Cave painting and rock carvings used simple visual elements that may have aided in recognizing landscape features, such as hills or dwellings. A map-like representation of a mountain, river, valleys and routes around Pavlov in the Czech Republic has been dated to 25,000 BP, and a 14,000 BP polished chunk of sandstone from a cave in Spanish Navarre may represent similar features superimposed on animal etchings, although it may also represent a spiritual landscape, or simple incisings.
Another ancient picture that resembles a map was created in the late 7th millennium BCE in Çatalhöyük, Anatolia, modern Turkey. This wall painting may represent a plan of this Neolithic village; however, recent scholarship has questioned the identification of this painting as a map.

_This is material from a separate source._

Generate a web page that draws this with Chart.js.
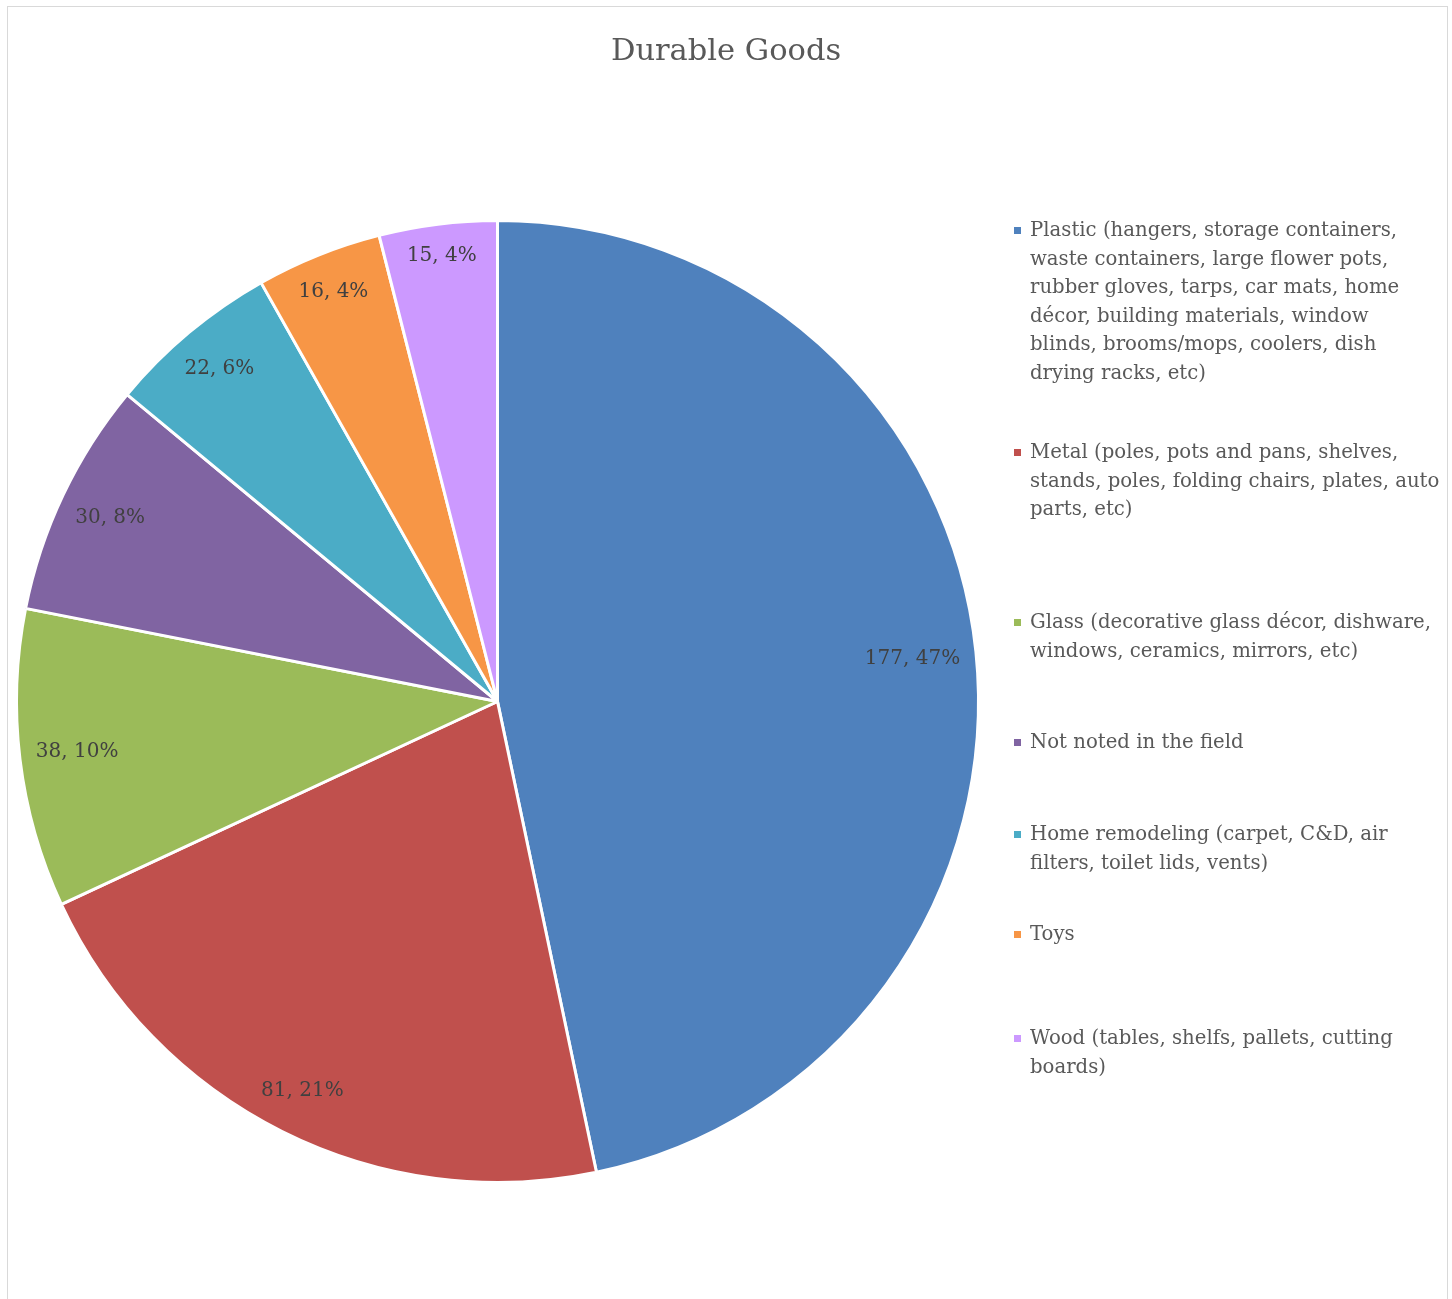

Whoever visualized the Çatalhöyük "mental map" may have been encouraged by the fact that houses in Çatalhöyük were clustered together and were entered via flat roofs. Therefore, it was normal for the inhabitants to view their city from a bird's eye view. Later civilizations followed the same convention; today, almost all maps are drawn as if we are looking down from the sky instead of from a horizontal or oblique perspective. The logical advantage of such a perspective is that it provides a view of a greater area, conceptually. There are exceptions: one of the "quasi-maps" of the Minoan civilization on Crete, the “House of the Admiral” wall painting, dating from c. 1600 BCE, shows a seaside community in an oblique perspective.